Vitol Anker has retained Credit Suisse as its exclusive financial advisor and Blake, Cassels & Graydon LLP as legal counsel in connection with the proposed transaction.
This release is not a recommendation, an offer to purchase or a solicitation of an offer to sell shares of Hillsborough. Vitol Anker has not commenced and may not make an offer to purchase, or commence a take-over bid for, Hillsborough shares as described in this release. In the event that Vitol Anker makes an offer to purchase, or commences a take-over bid, for Hillsborough shares, Vitol Anker will file with the securities regulatory authorities in Canada a take-over bid circular and related documents.

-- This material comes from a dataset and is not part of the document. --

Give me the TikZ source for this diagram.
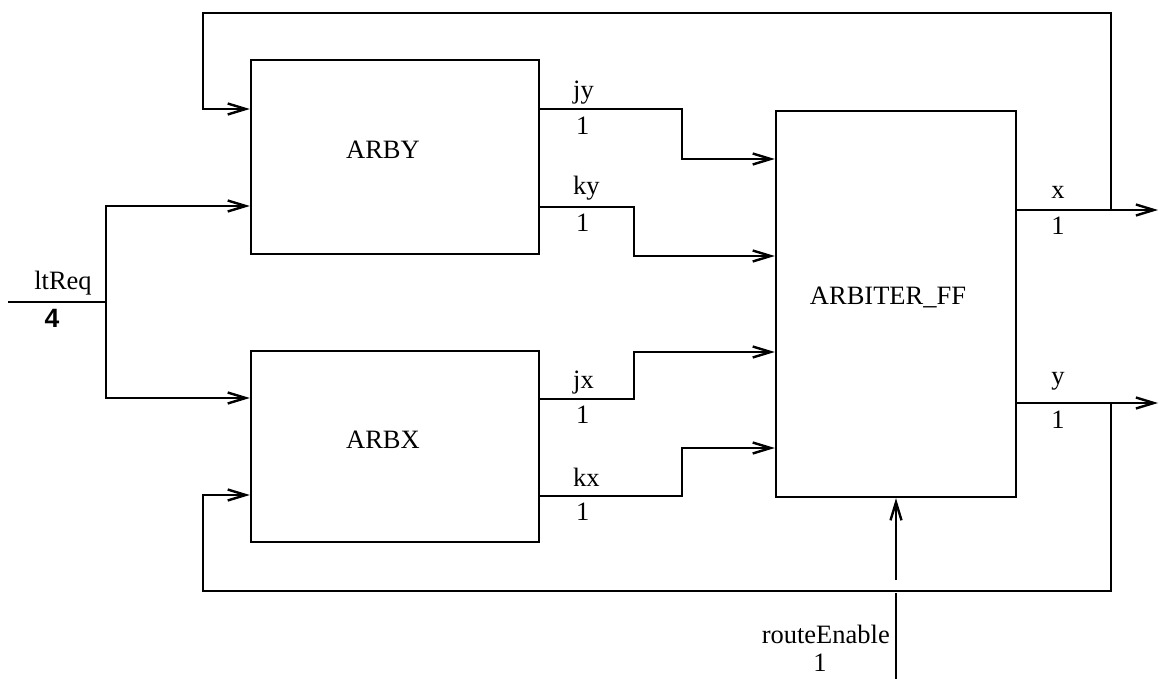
\documentclass[tikz,border=0pt]{standalone}
\usepackage{fontspec}
\setmainfont{Liberation Serif}
\newfontfamily\numfont{Liberation Sans}
\usetikzlibrary{arrows.meta}
\begin{document}
\begin{tikzpicture}[x=1pt,y=-1pt,
  blk/.style={draw, line width=2.4pt, minimum width=#1, inner sep=0pt},
  sig/.style={line width=2.4pt, -{Straight Barb[length=18pt,width=11pt,line width=2.4pt]}},
  wire/.style={line width=2.4pt},
  txt/.style={font=\fontsize{26.5}{31}\selectfont, inner sep=0pt}]
\useasboundingbox (0,0) rectangle (1159,679);
% blocks
\node[blk=288pt, minimum height=194pt] (arby) at (395,157) {};
\node[blk=288pt, minimum height=191pt] (arbx) at (395,446.5) {};
\node[blk=240pt, minimum height=386pt] (arb) at (896,304) {};
\node[txt] (larby) at (383,150) {ARBY};
\node[txt] (larbx) at (383,440) {ARBX};
\node[txt] (larb) at (888,297) {ARBITER\_FF};
% bend coordinates
\coordinate (jyb) at (682,159);
\coordinate (kyb) at (634,256);
\coordinate (jxb) at (634,352);
\coordinate (kxb) at (682,448);
\coordinate (xo) at (1158,210);
\coordinate (yo) at (1158,403);
\coordinate (xt) at (1111,210);
\coordinate (yt) at (1111,403);
\coordinate (tl) at (203,13);
\coordinate (bl) at (203,591);
\coordinate (lin) at (8,302);
\coordinate (lsp) at (106,302);
\coordinate (rin) at (896,679);
\coordinate (rtop) at (896,593);
\coordinate (rlow) at (896,580);
% internal signals
\draw[sig] (arby.east |- 0,109) -| (jyb) -- (arb.west |- jyb);
\draw[sig] (arby.east |- 0,207) -| (kyb) -- (arb.west |- kyb);
\draw[sig] (arbx.east |- 0,399) -| (jxb) -- (arb.west |- jxb);
\draw[sig] (arbx.east |- 0,496) -| (kxb) -- (arb.west |- kxb);
% outputs
\draw[sig] (arb.east |- xo) -- (xo);
\draw[sig] (arb.east |- yo) -- (yo);
% feedback
\draw[sig] (xt) |- (tl) |- (arby.west |- 0,109);
\draw[sig] (yt) |- (bl) |- (arbx.west |- 0,495);
% ltReq
\draw[wire] (lin) -- (lsp);
\draw[sig] (lsp) |- (arby.west |- 0,206);
\draw[sig] (lsp) |- (arbx.west |- 0,398);
% routeEnable
\draw[wire] (rin) -- (rtop);
\draw[sig] (rlow) -- (arb.south);
% labels
\node[txt, anchor=west] (ljy) at (573,93) {jy};
\node[txt, anchor=west] (ljy1) at (576,126) {1};
\node[txt, anchor=west] (lky) at (573,188) {ky};
\node[txt, anchor=west] (lky1) at (576,223) {1};
\node[txt, anchor=west] (ljx) at (573,383) {jx};
\node[txt, anchor=west] (ljx1) at (576,415) {1};
\node[txt, anchor=west] (lkx) at (573,477) {kx};
\node[txt, anchor=west] (lkx1) at (576,512) {1};
\node[txt] (lx) at (1058,192) {x};
\node[txt] (lx1) at (1058,226) {1};
\node[txt] (ly) at (1058,381) {y};
\node[txt] (ly1) at (1058,420) {1};
\node[txt] (llt) at (63,283) {ltReq};
\node[txt, font=\fontsize{26.5}{31}\numfont\bfseries] (llt4) at (52,318) {4};
\node[txt, anchor=east] (lre) at (890,634) {routeEnable};
\node[txt] (lre1) at (820,663) {1};
\end{tikzpicture}
\end{document}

For further information, please contact:
Cohn and Wolfe
+41 22 908 4071
Certain statements in this release, including those relating to Vitol Anker’s intention to make an offer and the offer price, are forward-looking statements and are based on current expectations and assumptions that are subject to risks and uncertainties. Any statements that are not statements of historical fact (including statements containing the words “believes,” “intends”, “plans,” “anticipates,” “expects,” “estimates” or similar expressions) should be considered to be forward-looking statements. Actual results could differ materially because of factors such as the timing of Vitol Anker’s receipt of the required formal valuation, the time required to consummate the proposed transaction, the satisfaction of conditions of the offer, the results of any due diligence conducted by Vitol Anker, material adverse changes in the affairs of Hillsborough, any actions or omissions by Hillsborough or its Board of Directors, and any necessary actions to obtain required third party approvals and consents. The forward-looking statements contained in this news release are made as of the date of this release and, accordingly, are subject to change after such date. Except as may be required by Canadian securities laws, Vitol Anker does not undertake any obligation to update or revise any forward-looking statements contained in this news release, whether as a result of new information, future events or otherwise.